-- Dataset excerpt --
***

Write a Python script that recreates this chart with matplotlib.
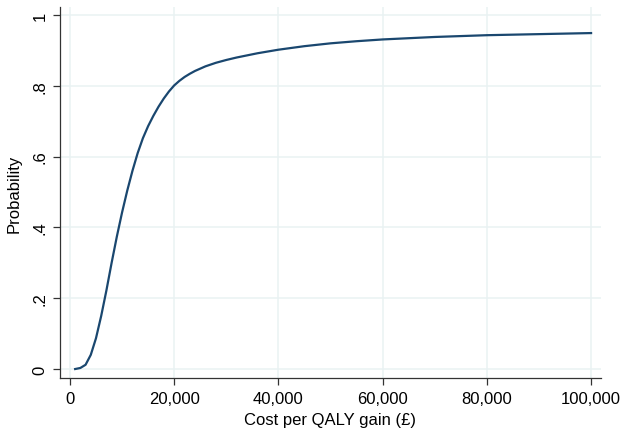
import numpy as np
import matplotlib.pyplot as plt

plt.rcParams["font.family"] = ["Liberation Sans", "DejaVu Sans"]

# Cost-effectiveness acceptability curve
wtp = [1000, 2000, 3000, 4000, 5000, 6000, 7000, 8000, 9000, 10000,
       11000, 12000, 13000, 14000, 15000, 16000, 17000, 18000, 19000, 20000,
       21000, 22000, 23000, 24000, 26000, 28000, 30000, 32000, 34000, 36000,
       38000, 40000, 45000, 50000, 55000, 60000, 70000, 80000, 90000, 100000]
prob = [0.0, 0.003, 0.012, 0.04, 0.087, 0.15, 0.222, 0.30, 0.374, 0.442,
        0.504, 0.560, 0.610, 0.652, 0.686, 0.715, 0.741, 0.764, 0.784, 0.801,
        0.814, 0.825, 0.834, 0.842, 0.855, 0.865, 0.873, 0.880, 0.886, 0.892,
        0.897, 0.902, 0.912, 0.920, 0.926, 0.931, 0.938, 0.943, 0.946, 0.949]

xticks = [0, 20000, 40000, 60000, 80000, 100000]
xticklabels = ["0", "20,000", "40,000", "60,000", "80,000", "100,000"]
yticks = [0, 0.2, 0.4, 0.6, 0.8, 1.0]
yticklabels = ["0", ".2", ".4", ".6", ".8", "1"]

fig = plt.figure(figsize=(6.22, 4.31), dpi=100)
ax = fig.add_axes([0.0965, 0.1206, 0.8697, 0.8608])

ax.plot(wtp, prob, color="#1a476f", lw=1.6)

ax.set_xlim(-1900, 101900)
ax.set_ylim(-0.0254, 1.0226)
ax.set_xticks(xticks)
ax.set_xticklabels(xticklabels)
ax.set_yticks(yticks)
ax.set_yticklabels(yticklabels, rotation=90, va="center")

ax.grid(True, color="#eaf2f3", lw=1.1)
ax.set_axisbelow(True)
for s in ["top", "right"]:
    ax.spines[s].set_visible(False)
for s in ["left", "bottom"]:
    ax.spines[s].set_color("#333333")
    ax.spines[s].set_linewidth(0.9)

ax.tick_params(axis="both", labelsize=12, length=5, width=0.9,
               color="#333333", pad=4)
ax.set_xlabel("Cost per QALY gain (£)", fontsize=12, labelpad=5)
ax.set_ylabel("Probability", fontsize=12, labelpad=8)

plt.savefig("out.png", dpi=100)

***

-- Exercise prompt --
Give every line back word for word and leave the pictures out.

-- Exercise result --
Write a Python script that recreates this chart with matplotlib.
import numpy as np
import matplotlib.pyplot as plt

plt.rcParams["font.family"] = ["Liberation Sans", "DejaVu Sans"]

# Cost-effectiveness acceptability curve
wtp = [1000, 2000, 3000, 4000, 5000, 6000, 7000, 8000, 9000, 10000,
       11000, 12000, 13000, 14000, 15000, 16000, 17000, 18000, 19000, 20000,
       21000, 22000, 23000, 24000, 26000, 28000, 30000, 32000, 34000, 36000,
       38000, 40000, 45000, 50000, 55000, 60000, 70000, 80000, 90000, 100000]
prob = [0.0, 0.003, 0.012, 0.04, 0.087, 0.15, 0.222, 0.30, 0.374, 0.442,
        0.504, 0.560, 0.610, 0.652, 0.686, 0.715, 0.741, 0.764, 0.784, 0.801,
        0.814, 0.825, 0.834, 0.842, 0.855, 0.865, 0.873, 0.880, 0.886, 0.892,
        0.897, 0.902, 0.912, 0.920, 0.926, 0.931, 0.938, 0.943, 0.946, 0.949]

xticks = [0, 20000, 40000, 60000, 80000, 100000]
xticklabels = ["0", "20,000", "40,000", "60,000", "80,000", "100,000"]
yticks = [0, 0.2, 0.4, 0.6, 0.8, 1.0]
yticklabels = ["0", ".2", ".4", ".6", ".8", "1"]

fig = plt.figure(figsize=(6.22, 4.31), dpi=100)
ax = fig.add_axes([0.0965, 0.1206, 0.8697, 0.8608])

ax.plot(wtp, prob, color="#1a476f", lw=1.6)

ax.set_xlim(-1900, 101900)
ax.set_ylim(-0.0254, 1.0226)
ax.set_xticks(xticks)
ax.set_xticklabels(xticklabels)
ax.set_yticks(yticks)
ax.set_yticklabels(yticklabels, rotation=90, va="center")

ax.grid(True, color="#eaf2f3", lw=1.1)
ax.set_axisbelow(True)
for s in ["top", "right"]:
    ax.spines[s].set_visible(False)
for s in ["left", "bottom"]:
    ax.spines[s].set_color("#333333")
    ax.spines[s].set_linewidth(0.9)

ax.tick_params(axis="both", labelsize=12, length=5, width=0.9,
               color="#333333", pad=4)
ax.set_xlabel("Cost per QALY gain (£)", fontsize=12, labelpad=5)
ax.set_ylabel("Probability", fontsize=12, labelpad=8)

plt.savefig("out.png", dpi=100)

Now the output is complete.